- _REQUIREMENTS_
Return, without pictures, the lines from the start of the data through the one that contains "ax.set_axisbelow(True)".
───── STORED DATA ─────
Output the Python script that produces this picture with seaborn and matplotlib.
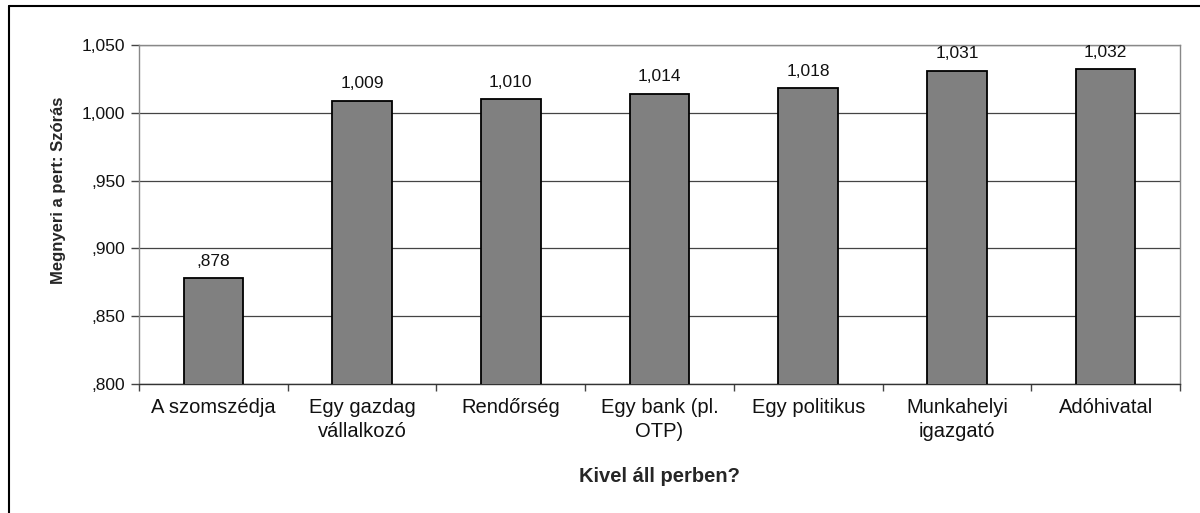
import matplotlib
matplotlib.use("Agg")
import matplotlib.pyplot as plt
import seaborn as sns
import pandas as pd
from matplotlib.lines import Line2D
from matplotlib.ticker import FuncFormatter

# Data
categories = ["A szomszédja", "Egy gazdag\nvállalkozó", "Rendőrség", "Egy bank (pl.\nOTP)",
              "Egy politikus", "Munkahelyi\nigazgató", "Adóhivatal"]
values = [0.878, 1.009, 1.010, 1.014, 1.018, 1.031, 1.032]
y_ticks = [0.800, 0.850, 0.900, 0.950, 1.000, 1.050]


def hu_fmt(v, pos=None):
    # 0.878 -> ",878", 1.009 -> "1,009"
    s = f"{v:.3f}".replace(".", ",")
    if s.startswith("0"):
        s = s[1:]
    return s


sns.set_theme(style="white")
plt.rcParams['font.family'] = ['Liberation Sans', 'DejaVu Sans']

df = pd.DataFrame({"cat": categories, "val": values})

fig = plt.figure(figsize=(12, 5.13), dpi=100)
ax = fig.add_axes([139 / 1200, 1 - 384 / 513, (1180 - 139) / 1200, (384 - 45) / 513])

sns.barplot(data=df, x="cat", y="val", color="#808080", width=0.4,
            edgecolor="black", linewidth=1.3, saturation=1, ax=ax, zorder=3)

ax.set_ylim(0.800, 1.050)
ax.set_xlim(-0.5, len(categories) - 0.5)
ax.set_yticks(y_ticks)
ax.yaxis.set_major_formatter(FuncFormatter(hu_fmt))
ax.yaxis.grid(True, color="#444444", linewidth=0.9, zorder=0)
ax.set_axisbelow(True)

# x ticks at category boundaries, labels centred on bars
ax.set_xticks([i - 0.5 for i in range(len(categories) + 1)], minor=False)
ax.set_xticklabels([""] * (len(categories) + 1))
ax.set_xticks(range(len(categories)), minor=True)
ax.set_xticklabels(categories, minor=True, fontsize=14.5, color="#111111", linespacing=1.35)
ax.tick_params(axis="x", which="minor", length=0, pad=10)
ax.tick_params(axis="x", which="major", length=5, width=1, color="#444444", direction="out", bottom=True)
ax.tick_params(axis="y", length=6, width=1, color="#444444", direction="out", left=True,
               labelsize=12.5, pad=4, labelcolor="#111111")

for s in ["left", "bottom", "right", "top"]:
    ax.spines[s].set_color("#888888")
    ax.spines[s].set_linewidth(1)
ax.spines["bottom"].set_color("#333333")

for i, v in enumerate(values):
    ax.text(i, v + 0.007, hu_fmt(v), ha="center", va="bottom", fontsize=12.5, color="#111111")

ax.set_xlabel("Kivel áll perben?", fontsize=14.5, fontweight="bold")
ax.xaxis.set_label_coords(0.5, -0.245)
ax.set_ylabel("Megnyeri a pert: Szórás", fontsize=12, fontweight="bold")
ax.yaxis.set_label_coords(-0.07, 0.57)

# outer frame lines (left and top)
fig.add_artist(Line2D([9 / 1200, 9 / 1200], [0, 1 - 6 / 513], color="black", linewidth=1.5,
                      transform=fig.transFigure))
fig.add_artist(Line2D([9 / 1200, 1], [1 - 6 / 513, 1 - 6 / 513], color="black", linewidth=1.5,
                      transform=fig.transFigure))

fig.savefig("out.png", dpi=100, facecolor="white")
─────
- _WORKED SOLUTION_
Output the Python script that produces this picture with seaborn and matplotlib.
import matplotlib
matplotlib.use("Agg")
import matplotlib.pyplot as plt
import seaborn as sns
import pandas as pd
from matplotlib.lines import Line2D
from matplotlib.ticker import FuncFormatter

# Data
categories = ["A szomszédja", "Egy gazdag\nvállalkozó", "Rendőrség", "Egy bank (pl.\nOTP)",
              "Egy politikus", "Munkahelyi\nigazgató", "Adóhivatal"]
values = [0.878, 1.009, 1.010, 1.014, 1.018, 1.031, 1.032]
y_ticks = [0.800, 0.850, 0.900, 0.950, 1.000, 1.050]


def hu_fmt(v, pos=None):
    # 0.878 -> ",878", 1.009 -> "1,009"
    s = f"{v:.3f}".replace(".", ",")
    if s.startswith("0"):
        s = s[1:]
    return s


sns.set_theme(style="white")
plt.rcParams['font.family'] = ['Liberation Sans', 'DejaVu Sans']

df = pd.DataFrame({"cat": categories, "val": values})

fig = plt.figure(figsize=(12, 5.13), dpi=100)
ax = fig.add_axes([139 / 1200, 1 - 384 / 513, (1180 - 139) / 1200, (384 - 45) / 513])

sns.barplot(data=df, x="cat", y="val", color="#808080", width=0.4,
            edgecolor="black", linewidth=1.3, saturation=1, ax=ax, zorder=3)

ax.set_ylim(0.800, 1.050)
ax.set_xlim(-0.5, len(categories) - 0.5)
ax.set_yticks(y_ticks)
ax.yaxis.set_major_formatter(FuncFormatter(hu_fmt))
ax.yaxis.grid(True, color="#444444", linewidth=0.9, zorder=0)
ax.set_axisbelow(True)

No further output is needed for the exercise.